There is no animal which is not to be attached by kindness and justice shown to him. The lion of Rosa Bonheur fell into decline from grief at being sent from her keeping to that of the Jardin des Plantes when she was absent on a distant voyage. She returned to find him dying; he recognised her voice and opened his eyes with a feeble roar of pleasure, then laid his great head down upon her knees and died. No one who knows human nature by long experience can assert for a moment that its fidelity can be secured by benefits, or its sincerity insured by affection; but when kindness and regard are shown to 'the beasts which perish,' these never fail to give them back tenfold.
Let me here tell a true history, which I should have told to Matthew Arnold had he been living then, with entire certainty of his sympathy.

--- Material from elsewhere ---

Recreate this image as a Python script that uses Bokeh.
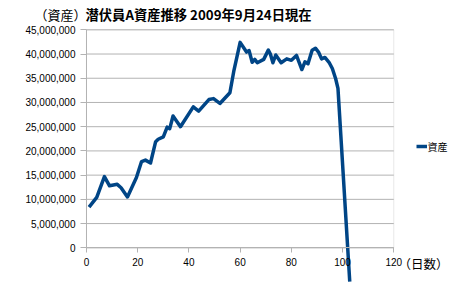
from bokeh.plotting import figure
from bokeh.models import (Range1d, FixedTicker, NumeralTickFormatter, LinearAxis,
                          BoxAnnotation, Label, Legend, LegendItem)
from bokeh.embed import file_html
from bokeh.resources import INLINE

# ---- data ----
days = [1, 4, 7, 9, 12, 13.5, 16, 19.5, 21.5, 23, 25, 27, 28, 30, 31.5, 32.5,
        33.8, 36.7, 41.7, 43.8, 47.8, 49.6, 52.1, 56, 57.5, 60, 62.5, 63.5,
        64.7, 65.7, 66.7, 69.2, 71, 71.8, 72.8, 73.9, 76, 78.2, 80, 82, 84.1,
        85.3, 86.5, 88.1, 89.4, 90.6, 91.8, 93.1, 94.7, 96, 97.3, 98.2, 102.8]
assets = [8.4e6, 10.4e6, 14.7e6, 12.8e6, 13.1e6, 12.4e6, 10.5e6, 14.5e6, 17.8e6,
          18.1e6, 17.5e6, 21.9e6, 22.4e6, 22.9e6, 24.9e6, 24.6e6, 27.2e6, 25.0e6,
          29.1e6, 28.2e6, 30.6e6, 30.8e6, 29.8e6, 32.0e6, 36.4e6, 42.4e6, 40.4e6,
          40.7e6, 38.3e6, 38.9e6, 38.2e6, 38.9e6, 40.8e6, 40.0e6, 38.2e6, 39.8e6,
          38.2e6, 39.0e6, 38.7e6, 39.7e6, 36.8e6, 38.4e6, 38.0e6, 40.8e6, 41.2e6,
          40.4e6, 39.0e6, 39.3e6, 38.3e6, 37.0e6, 34.9e6, 32.9e6, -7.0e6]

x_ticks = [0, 20, 40, 60, 80, 100, 120]
y_ticks = [0, 5000000, 10000000, 15000000, 20000000, 25000000,
           30000000, 35000000, 40000000, 45000000]
title_prefix = "（資産）"
title_main = "潜伏員A資産推移 2009年9月24日現在"
x_title = "（日数）"
series_name = "資産"

GRID = "#b3b3b3"
LINE = "#004586"

# frame covers the whole canvas; ranges chosen so the 0..120 / 0..45M box
# lands where the reference plot area is
p = figure(width=463, height=299, output_backend="svg", toolbar_location=None,
           x_range=Range1d(-33.58, 147.22), y_range=Range1d(-10.672e6, 51.048e6),
           x_axis_location=None, y_axis_location=None,
           frame_width=463, frame_height=299,
           min_border_left=0, min_border_right=0,
           min_border_top=0, min_border_bottom=0)
p.outline_line_color = None
p.background_fill_color = "white"
p.border_fill_color = "white"
p.xgrid.visible = False
p.ygrid.visible = False

# horizontal gridlines limited to the plot area
p.segment(x0=[x_ticks[0]] * len(y_ticks), x1=[x_ticks[-1]] * len(y_ticks),
          y0=y_ticks, y1=y_ticks, line_color=GRID, line_width=1)

# plot-area box (0..120, 0..45M)
p.add_layout(BoxAnnotation(left=x_ticks[0], right=x_ticks[-1],
                           bottom=y_ticks[0], top=y_ticks[-1],
                           fill_alpha=0, line_color=GRID, line_width=1,
                           level="underlay"))

# y axis at x = 0
yaxis = LinearAxis(ticker=FixedTicker(ticks=y_ticks), fixed_location=0,
                   bounds=(y_ticks[0], y_ticks[-1]),
                   formatter=NumeralTickFormatter(format="0,0"))
yaxis.axis_line_color = GRID
yaxis.major_tick_in = 0
yaxis.major_tick_out = 6
yaxis.major_tick_line_color = GRID
yaxis.minor_tick_line_color = None
yaxis.major_label_text_font = "Liberation Sans"
yaxis.major_label_text_font_size = "10px"
yaxis.major_label_text_color = "black"
yaxis.major_label_standoff = 5
p.add_layout(yaxis, "left")

# x axis at y = 0
xaxis = LinearAxis(ticker=FixedTicker(ticks=x_ticks), fixed_location=0,
                   bounds=(x_ticks[0], x_ticks[-1]))
xaxis.axis_line_color = GRID
xaxis.major_tick_in = 0
xaxis.major_tick_out = 5
xaxis.major_tick_line_color = GRID
xaxis.minor_tick_line_color = None
xaxis.major_label_text_font = "Liberation Sans"
xaxis.major_label_text_font_size = "10px"
xaxis.major_label_text_color = "black"
xaxis.major_label_standoff = 5
p.add_layout(xaxis, "below")

r = p.line(days, assets, line_color=LINE, line_width=3.5, line_join="round")

legend = Legend(items=[LegendItem(label=series_name, renderers=[r])],
                location=(415.5, 145.5), glyph_width=11, glyph_height=12,
                label_height=12, label_standoff=1, padding=0, margin=0,
                spacing=0, border_line_color=None, background_fill_alpha=0,
                label_text_font_size="10px", label_text_font="Noto Sans CJK JP",
                label_text_color="black")
p.add_layout(legend, "center")

# titles
p.add_layout(Label(x=86, y=285.5, x_units="screen", y_units="screen",
                   text=title_prefix, text_align="right", text_baseline="middle",
                   text_font="Noto Sans CJK JP", text_font_size="13px",
                   text_color="black"))
p.add_layout(Label(x=85, y=285.5, x_units="screen", y_units="screen",
                   text=title_main, text_align="left", text_baseline="middle",
                   text_font="Noto Sans CJK JP", text_font_size="13.3px",
                   text_font_style="bold", text_color="black"))
p.add_layout(Label(x=398, y=36, x_units="screen", y_units="screen",
                   text=x_title, text_align="left", text_baseline="middle",
                   text_font="Noto Sans CJK JP", text_font_size="12.5px",
                   text_color="black"))

open("out.html", "w").write(file_html(p, INLINE))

A little dog of Maltese breed, who belonged to my mother, was inconsolable at her death. For three weeks he refused all food, and was kept alive by nourishment artificially administered. He sat up, and begged, day after day, before her bed and before her favourite chair, until he dropped from sheer exhaustion. He wanted for nothing that I could give him; and no habit of his daily life was changed; but he was unhappy. Whenever the door opened he thought she entered. He ran and looked into every stranger's face. He knew everything which had belonged to her. His sorrow injured his health; his heart became weak, and he died of cardiac paralysis at six years old.
What could human affection offer superior in fidelity and feeling?